** DIRECTION **
Give an exact copy of every line, leaving images out.

┌────────

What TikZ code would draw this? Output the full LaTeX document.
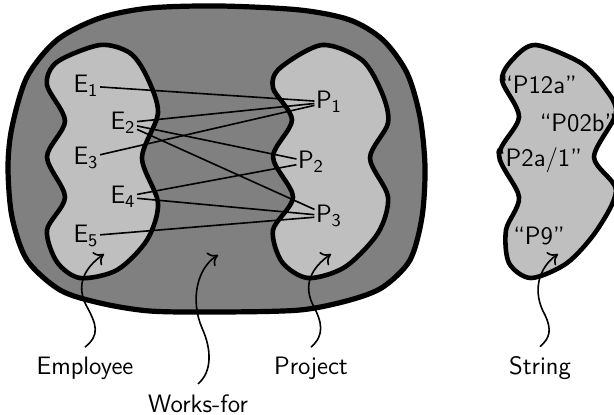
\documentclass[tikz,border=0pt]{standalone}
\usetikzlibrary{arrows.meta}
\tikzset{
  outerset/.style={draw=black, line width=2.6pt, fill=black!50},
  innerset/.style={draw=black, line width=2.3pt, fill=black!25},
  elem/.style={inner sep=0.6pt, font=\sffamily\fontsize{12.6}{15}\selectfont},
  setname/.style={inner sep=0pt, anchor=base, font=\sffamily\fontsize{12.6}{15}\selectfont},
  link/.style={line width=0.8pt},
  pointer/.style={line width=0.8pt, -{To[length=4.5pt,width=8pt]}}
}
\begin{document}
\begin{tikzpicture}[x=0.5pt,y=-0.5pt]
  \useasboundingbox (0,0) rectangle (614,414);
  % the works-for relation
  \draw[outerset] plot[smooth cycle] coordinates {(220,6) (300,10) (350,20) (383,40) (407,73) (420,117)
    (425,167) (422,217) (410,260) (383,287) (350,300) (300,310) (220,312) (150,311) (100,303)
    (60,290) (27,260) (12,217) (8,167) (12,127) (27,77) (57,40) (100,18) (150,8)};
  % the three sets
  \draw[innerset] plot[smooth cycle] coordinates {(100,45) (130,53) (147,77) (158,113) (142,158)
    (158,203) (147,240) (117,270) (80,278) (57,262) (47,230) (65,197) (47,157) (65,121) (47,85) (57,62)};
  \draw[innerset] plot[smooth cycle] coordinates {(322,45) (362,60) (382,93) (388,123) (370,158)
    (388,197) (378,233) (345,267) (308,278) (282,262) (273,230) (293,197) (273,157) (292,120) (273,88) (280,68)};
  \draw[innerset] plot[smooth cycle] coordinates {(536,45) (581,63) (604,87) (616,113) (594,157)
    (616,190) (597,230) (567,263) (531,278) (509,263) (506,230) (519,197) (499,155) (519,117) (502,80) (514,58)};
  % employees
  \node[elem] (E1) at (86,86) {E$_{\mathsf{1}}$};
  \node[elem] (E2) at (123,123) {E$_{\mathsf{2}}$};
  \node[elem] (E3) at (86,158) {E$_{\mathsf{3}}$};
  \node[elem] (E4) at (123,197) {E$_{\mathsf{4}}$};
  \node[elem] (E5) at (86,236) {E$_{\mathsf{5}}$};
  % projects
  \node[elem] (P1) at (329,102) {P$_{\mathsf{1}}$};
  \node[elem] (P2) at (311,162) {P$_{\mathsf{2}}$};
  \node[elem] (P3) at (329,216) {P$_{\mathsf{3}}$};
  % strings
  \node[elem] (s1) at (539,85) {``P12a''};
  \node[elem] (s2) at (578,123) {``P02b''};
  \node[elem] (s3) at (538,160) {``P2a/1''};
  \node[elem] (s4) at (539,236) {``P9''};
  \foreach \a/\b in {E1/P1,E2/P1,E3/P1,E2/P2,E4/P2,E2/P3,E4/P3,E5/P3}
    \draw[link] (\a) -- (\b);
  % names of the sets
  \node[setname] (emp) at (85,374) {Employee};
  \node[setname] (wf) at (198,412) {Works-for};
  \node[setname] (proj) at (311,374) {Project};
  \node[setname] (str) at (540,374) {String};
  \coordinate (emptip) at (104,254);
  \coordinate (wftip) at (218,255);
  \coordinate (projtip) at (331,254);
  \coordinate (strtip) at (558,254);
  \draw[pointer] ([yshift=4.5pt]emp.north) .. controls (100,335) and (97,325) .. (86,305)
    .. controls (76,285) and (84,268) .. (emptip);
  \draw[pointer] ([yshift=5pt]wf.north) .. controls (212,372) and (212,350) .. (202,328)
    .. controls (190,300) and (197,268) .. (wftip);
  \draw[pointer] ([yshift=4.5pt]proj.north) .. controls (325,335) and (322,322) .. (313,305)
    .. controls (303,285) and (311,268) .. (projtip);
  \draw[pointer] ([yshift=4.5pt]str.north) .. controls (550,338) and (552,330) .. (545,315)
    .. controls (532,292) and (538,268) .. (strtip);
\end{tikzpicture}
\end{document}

└────────

** FINISHED EXERCISE **
What TikZ code would draw this? Output the full LaTeX document.
\documentclass[tikz,border=0pt]{standalone}
\usetikzlibrary{arrows.meta}
\tikzset{
  outerset/.style={draw=black, line width=2.6pt, fill=black!50},
  innerset/.style={draw=black, line width=2.3pt, fill=black!25},
  elem/.style={inner sep=0.6pt, font=\sffamily\fontsize{12.6}{15}\selectfont},
  setname/.style={inner sep=0pt, anchor=base, font=\sffamily\fontsize{12.6}{15}\selectfont},
  link/.style={line width=0.8pt},
  pointer/.style={line width=0.8pt, -{To[length=4.5pt,width=8pt]}}
}
\begin{document}
\begin{tikzpicture}[x=0.5pt,y=-0.5pt]
  \useasboundingbox (0,0) rectangle (614,414);
  % the works-for relation
  \draw[outerset] plot[smooth cycle] coordinates {(220,6) (300,10) (350,20) (383,40) (407,73) (420,117)
    (425,167) (422,217) (410,260) (383,287) (350,300) (300,310) (220,312) (150,311) (100,303)
    (60,290) (27,260) (12,217) (8,167) (12,127) (27,77) (57,40) (100,18) (150,8)};
  % the three sets
  \draw[innerset] plot[smooth cycle] coordinates {(100,45) (130,53) (147,77) (158,113) (142,158)
    (158,203) (147,240) (117,270) (80,278) (57,262) (47,230) (65,197) (47,157) (65,121) (47,85) (57,62)};
  \draw[innerset] plot[smooth cycle] coordinates {(322,45) (362,60) (382,93) (388,123) (370,158)
    (388,197) (378,233) (345,267) (308,278) (282,262) (273,230) (293,197) (273,157) (292,120) (273,88) (280,68)};
  \draw[innerset] plot[smooth cycle] coordinates {(536,45) (581,63) (604,87) (616,113) (594,157)
    (616,190) (597,230) (567,263) (531,278) (509,263) (506,230) (519,197) (499,155) (519,117) (502,80) (514,58)};
  % employees
  \node[elem] (E1) at (86,86) {E$_{\mathsf{1}}$};
  \node[elem] (E2) at (123,123) {E$_{\mathsf{2}}$};
  \node[elem] (E3) at (86,158) {E$_{\mathsf{3}}$};
  \node[elem] (E4) at (123,197) {E$_{\mathsf{4}}$};
  \node[elem] (E5) at (86,236) {E$_{\mathsf{5}}$};
  % projects
  \node[elem] (P1) at (329,102) {P$_{\mathsf{1}}$};
  \node[elem] (P2) at (311,162) {P$_{\mathsf{2}}$};
  \node[elem] (P3) at (329,216) {P$_{\mathsf{3}}$};
  % strings
  \node[elem] (s1) at (539,85) {``P12a''};
  \node[elem] (s2) at (578,123) {``P02b''};
  \node[elem] (s3) at (538,160) {``P2a/1''};
  \node[elem] (s4) at (539,236) {``P9''};
  \foreach \a/\b in {E1/P1,E2/P1,E3/P1,E2/P2,E4/P2,E2/P3,E4/P3,E5/P3}
    \draw[link] (\a) -- (\b);
  % names of the sets
  \node[setname] (emp) at (85,374) {Employee};
  \node[setname] (wf) at (198,412) {Works-for};
  \node[setname] (proj) at (311,374) {Project};
  \node[setname] (str) at (540,374) {String};
  \coordinate (emptip) at (104,254);
  \coordinate (wftip) at (218,255);
  \coordinate (projtip) at (331,254);
  \coordinate (strtip) at (558,254);
  \draw[pointer] ([yshift=4.5pt]emp.north) .. controls (100,335) and (97,325) .. (86,305)
    .. controls (76,285) and (84,268) .. (emptip);
  \draw[pointer] ([yshift=5pt]wf.north) .. controls (212,372) and (212,350) .. (202,328)
    .. controls (190,300) and (197,268) .. (wftip);
  \draw[pointer] ([yshift=4.5pt]proj.north) .. controls (325,335) and (322,322) .. (313,305)
    .. controls (303,285) and (311,268) .. (projtip);
  \draw[pointer] ([yshift=4.5pt]str.north) .. controls (550,338) and (552,330) .. (545,315)
    .. controls (532,292) and (538,268) .. (strtip);
\end{tikzpicture}
\end{document}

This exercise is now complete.